▶ Task description:
Retype the lines from the first one in the records down to the line containing "W, H = 467, 755", counting both, and leave out any pictures.

-- Start Listed records --

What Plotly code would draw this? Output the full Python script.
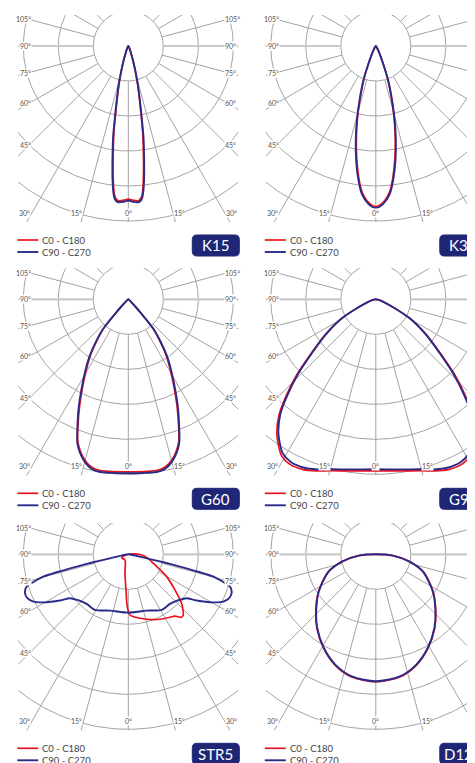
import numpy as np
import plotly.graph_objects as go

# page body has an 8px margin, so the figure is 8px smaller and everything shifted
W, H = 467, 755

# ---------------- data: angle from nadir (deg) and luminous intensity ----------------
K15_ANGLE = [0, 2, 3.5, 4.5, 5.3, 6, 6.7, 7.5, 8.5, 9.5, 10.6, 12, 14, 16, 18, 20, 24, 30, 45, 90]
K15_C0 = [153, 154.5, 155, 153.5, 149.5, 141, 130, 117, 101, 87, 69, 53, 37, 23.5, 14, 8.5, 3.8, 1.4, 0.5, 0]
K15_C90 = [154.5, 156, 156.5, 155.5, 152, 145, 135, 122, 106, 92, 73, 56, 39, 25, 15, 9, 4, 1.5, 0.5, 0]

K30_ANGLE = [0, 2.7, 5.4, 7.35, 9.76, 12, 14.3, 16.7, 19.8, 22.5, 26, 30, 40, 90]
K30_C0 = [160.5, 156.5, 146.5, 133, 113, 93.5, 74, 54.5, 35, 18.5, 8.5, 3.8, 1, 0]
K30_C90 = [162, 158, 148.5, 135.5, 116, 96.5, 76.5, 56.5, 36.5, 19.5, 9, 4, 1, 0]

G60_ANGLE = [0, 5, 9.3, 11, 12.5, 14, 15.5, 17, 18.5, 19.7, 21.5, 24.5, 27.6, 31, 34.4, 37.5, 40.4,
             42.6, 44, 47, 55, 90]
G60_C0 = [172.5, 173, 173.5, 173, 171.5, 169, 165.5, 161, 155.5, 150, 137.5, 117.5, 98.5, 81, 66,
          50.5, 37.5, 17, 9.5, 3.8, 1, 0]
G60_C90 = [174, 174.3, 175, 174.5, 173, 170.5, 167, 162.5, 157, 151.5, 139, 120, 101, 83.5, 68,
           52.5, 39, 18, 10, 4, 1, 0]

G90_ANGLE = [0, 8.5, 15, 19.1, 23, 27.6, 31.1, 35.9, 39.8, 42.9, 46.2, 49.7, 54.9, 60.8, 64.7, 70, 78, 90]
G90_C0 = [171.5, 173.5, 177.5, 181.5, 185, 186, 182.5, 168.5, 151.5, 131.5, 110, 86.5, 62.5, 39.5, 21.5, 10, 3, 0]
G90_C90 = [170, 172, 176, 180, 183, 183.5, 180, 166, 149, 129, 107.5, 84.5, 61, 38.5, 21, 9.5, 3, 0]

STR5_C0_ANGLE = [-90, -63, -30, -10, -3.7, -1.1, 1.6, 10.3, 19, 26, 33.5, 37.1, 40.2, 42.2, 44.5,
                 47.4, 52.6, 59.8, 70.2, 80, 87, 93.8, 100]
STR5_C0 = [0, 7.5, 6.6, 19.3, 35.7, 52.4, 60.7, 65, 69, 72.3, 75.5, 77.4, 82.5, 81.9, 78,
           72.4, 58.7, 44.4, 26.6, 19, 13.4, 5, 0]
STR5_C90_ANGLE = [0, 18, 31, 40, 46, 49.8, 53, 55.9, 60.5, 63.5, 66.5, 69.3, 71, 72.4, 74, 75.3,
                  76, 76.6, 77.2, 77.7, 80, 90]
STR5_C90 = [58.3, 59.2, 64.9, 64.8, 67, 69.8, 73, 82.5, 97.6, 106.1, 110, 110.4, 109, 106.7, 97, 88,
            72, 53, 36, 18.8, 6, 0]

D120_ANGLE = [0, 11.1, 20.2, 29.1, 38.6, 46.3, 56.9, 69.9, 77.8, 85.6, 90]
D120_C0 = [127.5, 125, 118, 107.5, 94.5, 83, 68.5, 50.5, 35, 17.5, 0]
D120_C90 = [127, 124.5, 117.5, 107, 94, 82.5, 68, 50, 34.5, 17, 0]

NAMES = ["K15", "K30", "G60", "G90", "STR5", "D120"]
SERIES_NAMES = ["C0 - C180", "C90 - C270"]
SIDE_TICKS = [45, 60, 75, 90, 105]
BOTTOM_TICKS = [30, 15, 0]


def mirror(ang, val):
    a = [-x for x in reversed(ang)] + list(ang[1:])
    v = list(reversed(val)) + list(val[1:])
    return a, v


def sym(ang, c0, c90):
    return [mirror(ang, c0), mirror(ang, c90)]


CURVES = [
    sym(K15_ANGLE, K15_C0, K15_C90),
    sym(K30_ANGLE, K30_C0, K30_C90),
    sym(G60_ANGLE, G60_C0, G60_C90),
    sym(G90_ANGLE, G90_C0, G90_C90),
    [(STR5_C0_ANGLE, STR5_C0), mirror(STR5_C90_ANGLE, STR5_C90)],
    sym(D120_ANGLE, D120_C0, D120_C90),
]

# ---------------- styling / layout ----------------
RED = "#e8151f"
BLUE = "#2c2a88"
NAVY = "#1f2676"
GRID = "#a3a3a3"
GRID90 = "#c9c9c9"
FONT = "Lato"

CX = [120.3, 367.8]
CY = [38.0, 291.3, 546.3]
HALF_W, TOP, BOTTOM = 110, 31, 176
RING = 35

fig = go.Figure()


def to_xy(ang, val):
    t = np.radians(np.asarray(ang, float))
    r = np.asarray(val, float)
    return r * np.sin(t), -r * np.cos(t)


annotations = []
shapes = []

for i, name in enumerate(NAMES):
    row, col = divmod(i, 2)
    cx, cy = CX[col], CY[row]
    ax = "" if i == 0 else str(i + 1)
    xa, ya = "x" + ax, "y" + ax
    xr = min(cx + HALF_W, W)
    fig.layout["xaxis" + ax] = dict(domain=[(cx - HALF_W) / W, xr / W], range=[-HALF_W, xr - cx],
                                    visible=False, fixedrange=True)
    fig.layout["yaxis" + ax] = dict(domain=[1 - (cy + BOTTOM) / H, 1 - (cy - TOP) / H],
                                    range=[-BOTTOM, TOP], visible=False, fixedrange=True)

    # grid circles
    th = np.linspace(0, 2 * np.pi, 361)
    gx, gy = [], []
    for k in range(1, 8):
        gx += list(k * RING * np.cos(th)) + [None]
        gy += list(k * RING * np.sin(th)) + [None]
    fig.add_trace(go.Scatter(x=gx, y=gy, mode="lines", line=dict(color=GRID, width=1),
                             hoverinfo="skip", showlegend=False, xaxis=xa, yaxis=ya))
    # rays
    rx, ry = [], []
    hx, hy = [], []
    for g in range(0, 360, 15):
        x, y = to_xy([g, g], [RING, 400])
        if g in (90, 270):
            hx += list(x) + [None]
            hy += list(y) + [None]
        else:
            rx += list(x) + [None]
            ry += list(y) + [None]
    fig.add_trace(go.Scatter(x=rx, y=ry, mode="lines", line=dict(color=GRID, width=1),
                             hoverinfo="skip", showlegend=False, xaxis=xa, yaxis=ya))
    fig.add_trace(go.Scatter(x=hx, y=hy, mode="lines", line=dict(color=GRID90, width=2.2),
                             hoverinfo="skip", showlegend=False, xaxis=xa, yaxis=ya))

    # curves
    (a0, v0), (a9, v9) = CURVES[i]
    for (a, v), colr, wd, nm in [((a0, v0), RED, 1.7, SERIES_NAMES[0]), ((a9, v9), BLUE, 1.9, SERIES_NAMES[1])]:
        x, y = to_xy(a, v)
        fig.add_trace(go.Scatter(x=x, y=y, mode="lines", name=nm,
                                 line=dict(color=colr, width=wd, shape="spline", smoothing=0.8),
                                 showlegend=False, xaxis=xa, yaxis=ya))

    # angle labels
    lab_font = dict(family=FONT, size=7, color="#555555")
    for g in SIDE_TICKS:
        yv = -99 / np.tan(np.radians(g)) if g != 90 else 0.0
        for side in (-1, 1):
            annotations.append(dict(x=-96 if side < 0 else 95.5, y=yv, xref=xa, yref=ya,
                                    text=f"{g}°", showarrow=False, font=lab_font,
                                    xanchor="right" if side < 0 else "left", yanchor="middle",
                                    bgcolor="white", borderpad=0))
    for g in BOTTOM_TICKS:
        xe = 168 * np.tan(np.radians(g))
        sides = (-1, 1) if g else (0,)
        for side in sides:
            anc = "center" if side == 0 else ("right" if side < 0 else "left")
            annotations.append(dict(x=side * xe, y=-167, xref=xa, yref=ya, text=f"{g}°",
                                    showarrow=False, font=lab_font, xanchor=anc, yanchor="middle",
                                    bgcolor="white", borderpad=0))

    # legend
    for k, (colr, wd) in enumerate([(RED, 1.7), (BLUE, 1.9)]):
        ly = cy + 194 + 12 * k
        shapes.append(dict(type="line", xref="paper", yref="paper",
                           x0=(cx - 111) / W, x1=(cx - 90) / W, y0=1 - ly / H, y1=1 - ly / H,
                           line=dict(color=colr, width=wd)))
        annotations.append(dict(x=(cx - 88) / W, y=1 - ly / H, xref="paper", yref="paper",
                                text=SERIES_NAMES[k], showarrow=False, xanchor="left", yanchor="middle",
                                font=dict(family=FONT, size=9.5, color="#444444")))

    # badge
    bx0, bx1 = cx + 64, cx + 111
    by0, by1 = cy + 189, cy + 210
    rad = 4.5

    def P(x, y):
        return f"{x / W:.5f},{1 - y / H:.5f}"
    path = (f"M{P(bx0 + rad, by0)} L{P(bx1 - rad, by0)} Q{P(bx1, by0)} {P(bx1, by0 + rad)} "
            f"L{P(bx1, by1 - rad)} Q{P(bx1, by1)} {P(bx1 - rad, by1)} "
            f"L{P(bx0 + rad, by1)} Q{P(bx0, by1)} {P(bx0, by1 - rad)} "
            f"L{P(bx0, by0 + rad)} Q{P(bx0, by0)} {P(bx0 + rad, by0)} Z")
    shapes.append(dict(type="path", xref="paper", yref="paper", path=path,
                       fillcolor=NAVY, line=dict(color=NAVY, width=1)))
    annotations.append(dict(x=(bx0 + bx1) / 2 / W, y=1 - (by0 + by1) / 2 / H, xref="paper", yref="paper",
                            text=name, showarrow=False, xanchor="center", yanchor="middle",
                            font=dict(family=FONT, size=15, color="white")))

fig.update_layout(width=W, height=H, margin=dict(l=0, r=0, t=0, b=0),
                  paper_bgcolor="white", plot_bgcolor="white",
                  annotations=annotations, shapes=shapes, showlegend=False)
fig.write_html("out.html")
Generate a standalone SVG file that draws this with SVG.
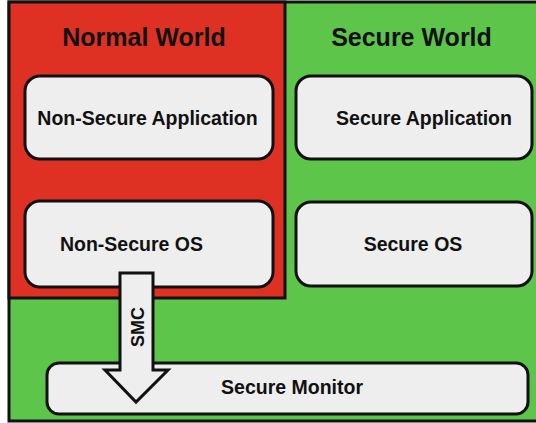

-- End Listed records --

▶ Exercise result:
What Plotly code would draw this? Output the full Python script.
import numpy as np
import plotly.graph_objects as go

# page body has an 8px margin, so the figure is 8px smaller and everything shifted
W, H = 467, 755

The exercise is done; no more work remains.